ST. PETERSBURG The state of Florida has the opportunity to elect five openly LGBT people to the State Legislature this election year. One of those seats is House Seat 70 where gay business owner Dan Fiorini is running against former St. Petersburg City Councilman Wengay Newton and Palmetto personal injury attorney C.J. Czaia.
“There are three of us in this race, and this is going to be won in the primary. No Republican has ever gotten more than 20 percent of the vote in this seat, so whoever wins on August 30 is going to win the general,” Fiorini says, sitting in Tyrone Frames and Mirrors, the framing shop he has owned and operated in St. Petersburg since 2010.
Fiorini is running on a message of experience, not only as a business owner, but also in the political arena. Fiorini, who is a first time candidate, has helped to run more than 25 political races in Florida, half of them primary races.
Fiorini ran the campaign for former State Representative Helen L. Spivey who won her seat in 1994, taking the seat from a sitting Republican. Spivey was the only Democrat to do so that year, partly thanks to Fiorini.
“I know how to do this job. I have a nonprofit background, a union background. I was a union organizer many years ago. I have a business background and a government background; I have these various backgrounds that I bring to the table. None of my opponents come close to that,” Fiorini says.
Since getting into the race for House Seat 70 earlier this year, Fiorini has gained several high-profile endorsements, including St. Petersburg mayor Rick Kriseman, Councilmembers Lisa Wheeler-Brown and Karl Nurse, and from Spivey of course.
District 70 is one of the most diverse districts in the state, bending and stretching across four counties: Pinellas, Hillsborough, Manatee and Sarasota.
“It’s a very diverse district, and because of its diversity, we have some of the poorest and we have some of the wealthiest in the state in this district. So you have to be able to talk to people in the entire socioeconomic demographic,” Fiorini says. “What is important to people in South St.Pete is not necessarily important to people across the bay or down in Manatee, or North Sarasota.”
Being able to speak and work with all the social and political voices isn’t just something Fiorini says he is most qualified to do, it is something his opponents simply aren’t capable of doing.
“One of the reasons I decided to run was because when Wengay Newton decided to run. He is a former city councilmen of St. Petersburg; he didn’t get a lot done,” Fiorini says. “And [C.J. Czaia] is a carpetbagger who just moved into the district. When people look at a candidate for their experience and what they can do, I am the guy, hands down, especially in our community.”
Fiorini says he has been making his presence known in the LGBT community since moving to the Bay Area in 2000. Fiorini was a founding sponsor of St. Pete Pride, a founding charter member of the Stonewall Democrats and a board member of AIDS Service Association of Pinellas (ASAP).
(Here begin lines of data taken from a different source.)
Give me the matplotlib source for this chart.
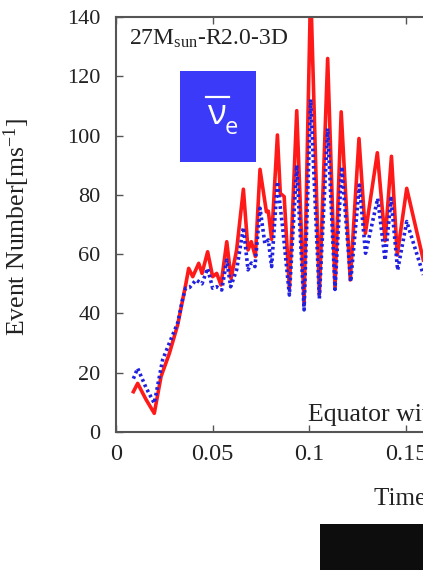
import matplotlib
matplotlib.use("Agg")
import matplotlib.pyplot as plt
from matplotlib.patches import Rectangle
from matplotlib.lines import Line2D

# ---- data ----
t_red = [0.009, 0.0112, 0.0155, 0.0198, 0.0233, 0.0276, 0.0319, 0.0362, 0.0376, 0.0397,
         0.0428, 0.0445, 0.0474, 0.0500, 0.0521, 0.0543, 0.0573, 0.0595, 0.0624, 0.0659,
         0.0683, 0.0700, 0.0721, 0.0745, 0.0778, 0.0788, 0.0805, 0.0835, 0.0850, 0.0870,
         0.0897, 0.0935, 0.0973, 0.1007, 0.1052, 0.1095, 0.1133, 0.1165, 0.1212, 0.1257,
         0.1290, 0.1352, 0.1392, 0.1425, 0.1455, 0.1504, 0.1590]
red = [13.6, 16.4, 11.0, 6.3, 18.7, 26.5, 36.1, 50.2, 55.2, 52.4,
       56.9, 53.5, 60.8, 52.4, 53.5, 49.6, 64.2, 51.8, 61.4, 81.9,
       61.4, 64.2, 59.2, 88.6, 74.3, 74.5, 65.0, 100.2, 80.5, 79.4,
       48.5, 108.4, 43.0, 150.0, 46.5, 126.0, 48.8, 108.0, 51.3, 99.0,
       67.0, 94.2, 64.5, 93.0, 59.7, 82.2, 58.0]

t_blue = [0.009, 0.0112, 0.0155, 0.0198, 0.0241, 0.0276, 0.032, 0.0345, 0.036, 0.038,
          0.0414, 0.0445, 0.0474, 0.05, 0.0521, 0.0547, 0.0573, 0.0593, 0.0624, 0.0659,
          0.0683, 0.07, 0.0719, 0.0745, 0.077, 0.0788, 0.0805, 0.0835, 0.0862, 0.0897,
          0.0935, 0.0973, 0.1007, 0.1052, 0.1095, 0.1133, 0.1168, 0.1214, 0.1259, 0.1291,
          0.1354, 0.1392, 0.1423, 0.1457, 0.1504, 0.159]
blue = [18.0, 21.5, 15.0, 9.7, 24.3, 30.0, 37.0, 45.0, 48.5, 48.7,
        51.3, 50.0, 55.2, 48.5, 49.0, 47.9, 58.0, 49.0, 54.7, 69.0,
        54.7, 57.0, 55.8, 75.5, 63.6, 64.8, 55.8, 84.4, 69.0, 46.2,
        90.0, 41.2, 112.2, 45.0, 102.4, 48.1, 89.5, 50.7, 83.3, 60.3,
        78.8, 58.0, 78.8, 54.6, 71.0, 53.0]

xticks = [0, 0.05, 0.1, 0.15, 0.2]
xticklabels = ["0", "0.05", "0.1", "0.15", "0.2"]
yticks = [0, 20, 40, 60, 80, 100, 120, 140]

W, H = 423, 570
plt.rcParams["font.family"] = ["Liberation Serif", "DejaVu Serif"]
plt.rcParams["mathtext.fontset"] = "custom"
plt.rcParams["mathtext.rm"] = "Liberation Serif"
plt.rcParams["mathtext.it"] = "Liberation Serif:italic"
fig = plt.figure(figsize=(W / 100, H / 100), dpi=100)

left = 116 / W
bottom = (H - 432) / H
height = 415 / H
width = 0.2 * 1933 / W
ax = fig.add_axes([left, bottom, width, height])

ax.plot(t_red, red, color="#ff1a1a", lw=2.6, zorder=2)
ax.plot(t_blue, blue, color="#2020e0", lw=2.6, ls=(0, (0.75, 0.85)), zorder=3)

ax.set_xlim(0, 0.2)
ax.set_ylim(0, 140)
ax.set_xticks(xticks)
ax.set_xticklabels(xticklabels)
ax.set_yticks(yticks)
ax.tick_params(direction="in", length=5, width=1, colors="#555555", labelcolor="#222222",
               top=True, right=True)
ax.tick_params(axis="x", labelsize=17.5, pad=9)
ax.tick_params(axis="y", labelsize=16, pad=11)
for s in ax.spines.values():
    s.set_color("#555555")
    s.set_linewidth(1.5)

fig.text(17 / W, 1 - 227 / H, "Event Number[ms$^{-1}$]", fontsize=18.5, color="#222222",
         rotation=90, ha="center", va="center")

ax.text(0.0067, 130.6, r"27M$_{\mathrm{sun}}$-R2.0-3D", fontsize=17, color="#222222",
        va="baseline", ha="left")
ax.text(0.0993, 3.8, "Equator with", fontsize=18.5, color="#222222", ha="left", va="baseline")

fig.text(374 / W, 1 - 505 / H, "Time [s]", fontsize=18, color="#222222", ha="left",
         va="baseline")

# blue label box
fig.patches.append(Rectangle((180 / W, 1 - 162 / H), 76 / W, 91 / H, transform=fig.transFigure,
                             facecolor="#3a3af8", edgecolor="none", zorder=5))
fig.text(217.5 / W, 1 - 124 / H, "ν", fontsize=25, color="white", family="Open Sans",
         ha="center", va="baseline", zorder=6)
fig.text(231.5 / W, 1 - 134 / H, "e", fontsize=17, color="white", family="Open Sans",
         ha="center", va="baseline", zorder=6)
fig.lines.append(Line2D([205.5 / W, 228.5 / W], [1 - 96.7 / H, 1 - 96.7 / H],
                        transform=fig.transFigure, color="white", lw=1.6, zorder=6))

# black block bottom right
fig.patches.append(Rectangle((320 / W, 0), 103 / W, 46 / H, transform=fig.transFigure,
                             facecolor="#0d0d0d", edgecolor="none", zorder=5))

fig.savefig("out.png", dpi=100)
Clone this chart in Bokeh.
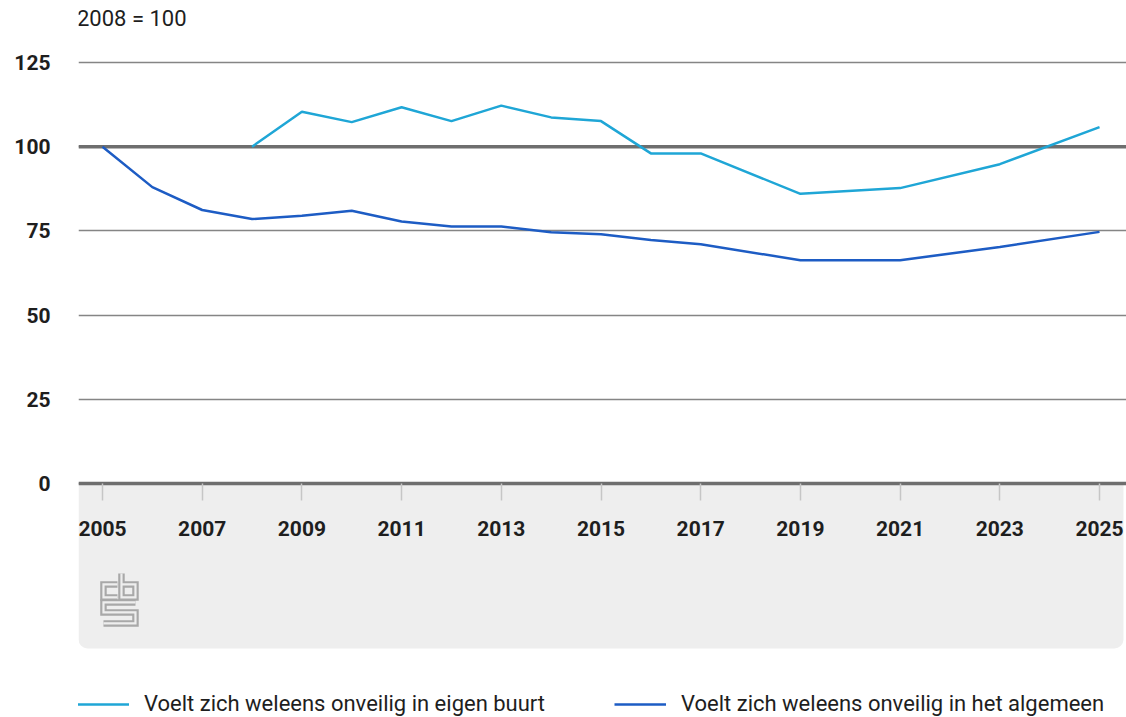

“I’ve been involved in many of our issues over time as we’ve gone forward,” Fiorini says. “I mean really, Wengay Newton has never stepped into a gay venue that I’m aware of.”
Fiorini, who calls himself a “Bernie Progressive,” says he intends to be one of the loudest voices in Tallahassee.
“When I see what they’re doing to us in this state, Governor Skeletor[Rick Scott] and his sidekick [Florida Attorney General] Pam Bondi, I look at that and think there’s a real threat to our very existence. These people are an actual threat to our very existence as far as I’m concerned.” Fiorini says.